→ Given instruction:
Repeat all the material exactly; pictures stay out of your copy.

━━━━━━━━━━━━━━━━━━━━━━━━━━━━━━

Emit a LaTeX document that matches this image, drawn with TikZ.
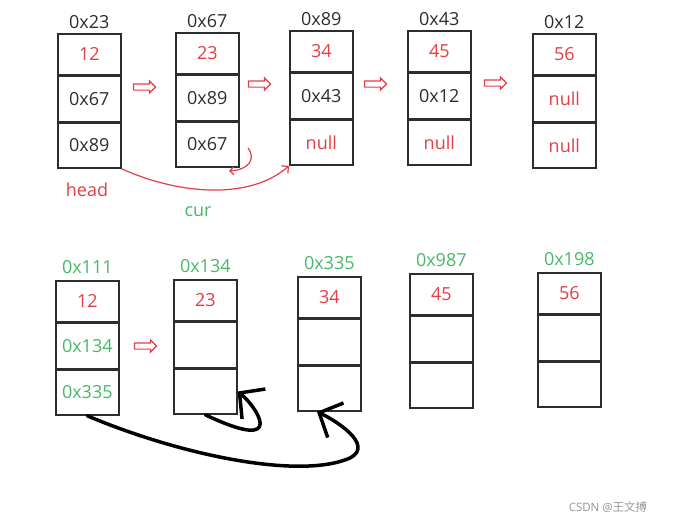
\documentclass[tikz,border=0pt]{standalone}
\usepackage{fontspec}
\setmainfont{Open Sans}
\newfontfamily\cjkfont{Noto Sans CJK SC}
\usetikzlibrary{positioning, calc, arrows.meta, shapes.arrows}
\definecolor{valred}{RGB}{226,62,70}
\definecolor{addrgreen}{RGB}{72,184,104}
\definecolor{ink}{RGB}{45,45,45}
\definecolor{markgray}{RGB}{150,150,150}
\newcommand{\vr}[1]{\textcolor{valred}{#1}}
\newcommand{\ag}[1]{\textcolor{addrgreen}{#1}}

\begin{document}
\begin{tikzpicture}[x=1pt, y=-1pt, font=\fontsize{18}{21}\selectfont,
    cell/.style={draw=ink, line width=1.6pt, minimum width=63pt, inner sep=0pt, anchor=north west, text=ink},
    addr/.style={inner sep=1pt, text=ink},
    hollow/.style={single arrow, draw=valred, line width=1.2pt, inner sep=2.5pt, minimum height=22pt, single arrow head extend=3pt},
    handline/.style={line width=3.5pt, line cap=round, -{Straight Barb[length=18pt, width=38pt]}}]
    \useasboundingbox (0,0) rectangle (688,525);

    % list before: addresses in black
    \foreach \nm/\x/\y/\ad/\ta/\tb/\tc in {
        p1/57/33/0x23/\vr{12}/0x67/0x89,
        p2/175/32/0x67/\vr{23}/0x89/0x67,
        p3/289/30/0x89/\vr{34}/0x43/\vr{null},
        p4/407/30/0x43/\vr{45}/0x12/\vr{null},
        p5/532/33/0x12/\vr{56}/\vr{null}/\vr{null}}{
        \node[cell, minimum height=41pt] (\nm-a) at (\x,\y) {\ta};
        \node[cell, minimum height=45pt] (\nm-b) at (\nm-a.south west) {\tb};
        \node[cell, minimum height=45pt] (\nm-c) at (\nm-b.south west) {\tc};
        \node[addr, above=3pt of \nm-a.north] (\nm-ad) {\ad};
    }

    % copied list: addresses in green
    \foreach \nm/\x/\y/\ad/\ta/\tb/\tc in {
        q1/55/280/\ag{0x111}/\vr{12}/\ag{0x134}/\ag{0x335},
        q2/173/279/\ag{0x134}/\vr{23}/{}/{},
        q3/297/276/\ag{0x335}/\vr{34}/{}/{},
        q4/409/273/\ag{0x987}/\vr{45}/{}/{},
        q5/537/272/\ag{0x198}/\vr{56}/{}/{}}{
        \node[cell, minimum height=41pt] (\nm-a) at (\x,\y) {\ta};
        \node[cell, minimum height=45pt] (\nm-b) at (\nm-a.south west) {\tb};
        \node[cell, minimum height=45pt] (\nm-c) at (\nm-b.south west) {\tc};
        \node[addr, above=5pt of \nm-a.north] (\nm-ad) {\ad};
    }

    \node[hollow] (h1) at (143,87) {};
    \node[hollow] (h2) at (258,84) {};
    \node[hollow] (h3) at (374,84) {};
    \node[hollow] (h4) at (494,83) {};
    \node[hollow] (h5) at (144,346) {};

    \node[text=valred] (head) at (87,190) {head};
    \node[text=addrgreen] (cur) at (198,212) {cur};

    \draw[valred, line width=1.2pt, -{Straight Barb[length=5pt]}] (p1-c.south east) .. controls (180,195) and (250,200) .. (p3-c.south west);
    \coordinate (curl-s) at (248,148);
    \coordinate (curl-e) at (229,171);
    \draw[valred, line width=1.2pt, -{Straight Barb[length=4pt]}] (curl-s) .. controls (257,160) and (247,170) .. (curl-e);

    \draw[handline] (q1-c.south) .. controls (180,455) and (300,480) .. (350,458) .. controls (375,445) and (335,420) .. ($(q3-c.south west)+(20,0)$);
    \draw[handline] (q2-c.south) .. controls (290,455) and (255,405) .. (q2-c.east);

    \node[text=markgray, font=\fontsize{11.5}{14}\selectfont] (mark) at (608,507) {CSDN @{\cjkfont 王文搏}};
\end{tikzpicture}
\end{document}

━━━━━━━━━━━━━━━━━━━━━━━━━━━━━━

→ Result of this task:
Emit a LaTeX document that matches this image, drawn with TikZ.
\documentclass[tikz,border=0pt]{standalone}
\usepackage{fontspec}
\setmainfont{Open Sans}
\newfontfamily\cjkfont{Noto Sans CJK SC}
\usetikzlibrary{positioning, calc, arrows.meta, shapes.arrows}
\definecolor{valred}{RGB}{226,62,70}
\definecolor{addrgreen}{RGB}{72,184,104}
\definecolor{ink}{RGB}{45,45,45}
\definecolor{markgray}{RGB}{150,150,150}
\newcommand{\vr}[1]{\textcolor{valred}{#1}}
\newcommand{\ag}[1]{\textcolor{addrgreen}{#1}}

\begin{document}
\begin{tikzpicture}[x=1pt, y=-1pt, font=\fontsize{18}{21}\selectfont,
    cell/.style={draw=ink, line width=1.6pt, minimum width=63pt, inner sep=0pt, anchor=north west, text=ink},
    addr/.style={inner sep=1pt, text=ink},
    hollow/.style={single arrow, draw=valred, line width=1.2pt, inner sep=2.5pt, minimum height=22pt, single arrow head extend=3pt},
    handline/.style={line width=3.5pt, line cap=round, -{Straight Barb[length=18pt, width=38pt]}}]
    \useasboundingbox (0,0) rectangle (688,525);

    % list before: addresses in black
    \foreach \nm/\x/\y/\ad/\ta/\tb/\tc in {
        p1/57/33/0x23/\vr{12}/0x67/0x89,
        p2/175/32/0x67/\vr{23}/0x89/0x67,
        p3/289/30/0x89/\vr{34}/0x43/\vr{null},
        p4/407/30/0x43/\vr{45}/0x12/\vr{null},
        p5/532/33/0x12/\vr{56}/\vr{null}/\vr{null}}{
        \node[cell, minimum height=41pt] (\nm-a) at (\x,\y) {\ta};
        \node[cell, minimum height=45pt] (\nm-b) at (\nm-a.south west) {\tb};
        \node[cell, minimum height=45pt] (\nm-c) at (\nm-b.south west) {\tc};
        \node[addr, above=3pt of \nm-a.north] (\nm-ad) {\ad};
    }

    % copied list: addresses in green
    \foreach \nm/\x/\y/\ad/\ta/\tb/\tc in {
        q1/55/280/\ag{0x111}/\vr{12}/\ag{0x134}/\ag{0x335},
        q2/173/279/\ag{0x134}/\vr{23}/{}/{},
        q3/297/276/\ag{0x335}/\vr{34}/{}/{},
        q4/409/273/\ag{0x987}/\vr{45}/{}/{},
        q5/537/272/\ag{0x198}/\vr{56}/{}/{}}{
        \node[cell, minimum height=41pt] (\nm-a) at (\x,\y) {\ta};
        \node[cell, minimum height=45pt] (\nm-b) at (\nm-a.south west) {\tb};
        \node[cell, minimum height=45pt] (\nm-c) at (\nm-b.south west) {\tc};
        \node[addr, above=5pt of \nm-a.north] (\nm-ad) {\ad};
    }

    \node[hollow] (h1) at (143,87) {};
    \node[hollow] (h2) at (258,84) {};
    \node[hollow] (h3) at (374,84) {};
    \node[hollow] (h4) at (494,83) {};
    \node[hollow] (h5) at (144,346) {};

    \node[text=valred] (head) at (87,190) {head};
    \node[text=addrgreen] (cur) at (198,212) {cur};

    \draw[valred, line width=1.2pt, -{Straight Barb[length=5pt]}] (p1-c.south east) .. controls (180,195) and (250,200) .. (p3-c.south west);
    \coordinate (curl-s) at (248,148);
    \coordinate (curl-e) at (229,171);
    \draw[valred, line width=1.2pt, -{Straight Barb[length=4pt]}] (curl-s) .. controls (257,160) and (247,170) .. (curl-e);

    \draw[handline] (q1-c.south) .. controls (180,455) and (300,480) .. (350,458) .. controls (375,445) and (335,420) .. ($(q3-c.south west)+(20,0)$);
    \draw[handline] (q2-c.south) .. controls (290,455) and (255,405) .. (q2-c.east);

    \node[text=markgray, font=\fontsize{11.5}{14}\selectfont] (mark) at (608,507) {CSDN @{\cjkfont 王文搏}};
\end{tikzpicture}
\end{document}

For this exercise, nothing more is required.